Nostalgia
danbri opened this issue · 3 comments
Not actually an issue, just wanted to say that this takes me back to https://www-archive.mozilla.org/rdf/doc/inference.html - in which Geoff Chapell @geochap wired up SWI Prolog to run inside the (ancient mozilla) browser. Things like Web assembly haven't really been explored for this yet. Anyway, interesting project, good luck, and do please close this issue - no point in cluttering the tracker! --Dan
I vaguely remember reading about this attempt a long time ago, and since then have been looking for information about it without success. So thanks for the link! Such info will surely go into the section 1.8 - "A brief history of Logic Programming on the Web" - of my draft book.
As for Prolog in the browser using WebAssembly, it's on the roadmap for SWI-Prolog. See:
SWI-Prolog/roadmap#43
You may also want to have a look at SWISH (https://swish.swi-prolog.org/) which is a stable online IDE for Prolog, running 24/7 and having lots of users, especially among students taking CS courses involving logic programming and Prolog.
One of my long term goals is to replace the SWISH back-end with a Web Prolog node.

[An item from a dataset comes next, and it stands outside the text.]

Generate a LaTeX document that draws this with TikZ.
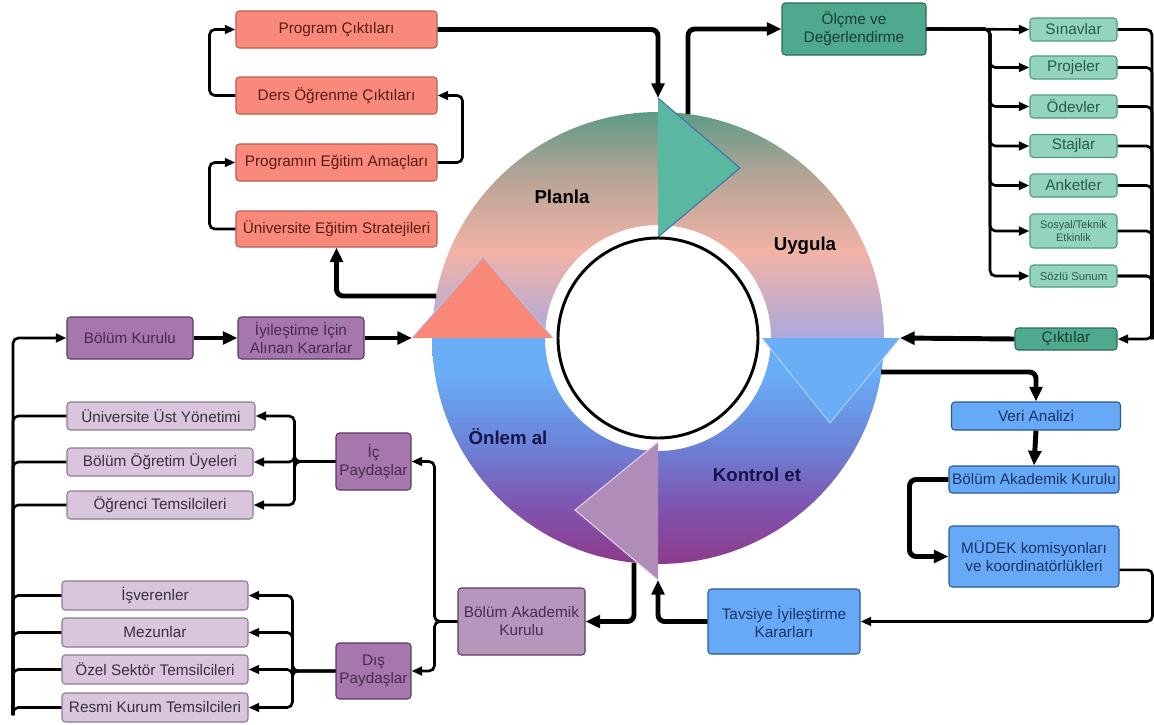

The other thing from that era was js-prolog, by my then-officemate Jan Grant, http://ioctl.org/logic/prolog-latest
A quick demo I made in the '90s is still running, showing a possible benefit of JS :) https://www.w3.org/1999/11/11-WWWProposal/rdfqdemo.html
Thanks again! Might become another addition to history section of the book.

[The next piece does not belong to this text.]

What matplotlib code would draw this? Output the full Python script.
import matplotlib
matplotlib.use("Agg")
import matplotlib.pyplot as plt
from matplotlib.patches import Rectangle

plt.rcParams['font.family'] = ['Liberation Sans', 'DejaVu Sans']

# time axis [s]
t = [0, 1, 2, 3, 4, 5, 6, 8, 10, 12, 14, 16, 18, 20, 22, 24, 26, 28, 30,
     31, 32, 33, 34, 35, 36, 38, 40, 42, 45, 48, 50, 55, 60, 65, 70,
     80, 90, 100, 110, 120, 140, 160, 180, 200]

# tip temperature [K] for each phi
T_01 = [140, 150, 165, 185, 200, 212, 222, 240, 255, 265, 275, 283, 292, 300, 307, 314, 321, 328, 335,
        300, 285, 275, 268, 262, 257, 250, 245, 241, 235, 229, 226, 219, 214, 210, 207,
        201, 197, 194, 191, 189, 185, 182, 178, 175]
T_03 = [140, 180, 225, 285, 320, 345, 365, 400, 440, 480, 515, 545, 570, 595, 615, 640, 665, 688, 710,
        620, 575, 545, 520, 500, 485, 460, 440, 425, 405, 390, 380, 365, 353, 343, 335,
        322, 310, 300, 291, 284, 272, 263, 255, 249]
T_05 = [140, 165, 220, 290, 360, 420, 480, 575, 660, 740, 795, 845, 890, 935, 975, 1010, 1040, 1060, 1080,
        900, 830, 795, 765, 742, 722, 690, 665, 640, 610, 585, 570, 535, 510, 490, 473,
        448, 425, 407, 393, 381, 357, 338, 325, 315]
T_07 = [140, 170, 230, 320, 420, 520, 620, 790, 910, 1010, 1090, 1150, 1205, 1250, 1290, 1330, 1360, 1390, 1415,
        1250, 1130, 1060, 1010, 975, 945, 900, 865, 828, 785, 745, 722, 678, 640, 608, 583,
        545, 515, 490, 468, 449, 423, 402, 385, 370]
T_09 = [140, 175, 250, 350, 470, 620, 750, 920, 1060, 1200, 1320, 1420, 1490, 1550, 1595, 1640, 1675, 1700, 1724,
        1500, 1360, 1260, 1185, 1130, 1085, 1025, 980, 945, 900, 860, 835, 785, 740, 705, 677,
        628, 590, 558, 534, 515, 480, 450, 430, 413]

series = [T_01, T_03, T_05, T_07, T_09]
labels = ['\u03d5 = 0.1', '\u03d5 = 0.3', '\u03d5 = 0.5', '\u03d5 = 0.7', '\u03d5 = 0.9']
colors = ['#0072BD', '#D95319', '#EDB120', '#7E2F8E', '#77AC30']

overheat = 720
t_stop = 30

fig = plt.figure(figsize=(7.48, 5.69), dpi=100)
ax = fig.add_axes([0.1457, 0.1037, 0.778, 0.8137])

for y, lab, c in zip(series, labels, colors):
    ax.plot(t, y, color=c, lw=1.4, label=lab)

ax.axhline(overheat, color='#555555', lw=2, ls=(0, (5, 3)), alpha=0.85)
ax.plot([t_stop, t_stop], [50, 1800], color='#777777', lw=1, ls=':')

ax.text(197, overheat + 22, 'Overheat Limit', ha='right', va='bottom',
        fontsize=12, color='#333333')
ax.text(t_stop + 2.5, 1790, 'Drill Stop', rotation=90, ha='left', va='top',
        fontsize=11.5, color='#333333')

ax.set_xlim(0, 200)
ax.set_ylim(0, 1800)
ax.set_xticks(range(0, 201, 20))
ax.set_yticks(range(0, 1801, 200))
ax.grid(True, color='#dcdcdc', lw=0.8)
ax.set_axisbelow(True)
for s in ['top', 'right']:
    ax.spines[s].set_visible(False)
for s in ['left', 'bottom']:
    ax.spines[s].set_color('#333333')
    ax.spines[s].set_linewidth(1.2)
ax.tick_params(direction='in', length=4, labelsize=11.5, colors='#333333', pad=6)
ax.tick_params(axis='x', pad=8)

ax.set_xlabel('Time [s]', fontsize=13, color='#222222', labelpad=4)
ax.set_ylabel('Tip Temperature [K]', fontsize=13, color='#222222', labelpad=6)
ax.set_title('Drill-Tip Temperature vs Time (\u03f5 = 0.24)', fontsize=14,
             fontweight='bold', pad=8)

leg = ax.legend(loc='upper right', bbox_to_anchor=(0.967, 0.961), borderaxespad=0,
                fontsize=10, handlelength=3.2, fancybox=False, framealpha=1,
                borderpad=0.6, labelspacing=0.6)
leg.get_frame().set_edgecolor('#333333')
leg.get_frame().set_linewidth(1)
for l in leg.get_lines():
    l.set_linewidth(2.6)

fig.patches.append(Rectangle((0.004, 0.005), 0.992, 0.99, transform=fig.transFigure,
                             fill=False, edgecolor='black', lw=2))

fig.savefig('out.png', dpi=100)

As a semantic web person with an interest also in Prolog, you may also be interested in, and may already have come across, the following paper by Jan Wielemaker et al.:
http://www.semantic-web-journal.net/content/cliopatria-swi-prolog-infrastructure-semantic-web
I think this paper shows, quite convincingly, that Prolog is a very suitable language for semantic web research and development. The paper is now a couple of years old, and things have improved since then. Tabling, for example, is now available also in SWI-Prolog.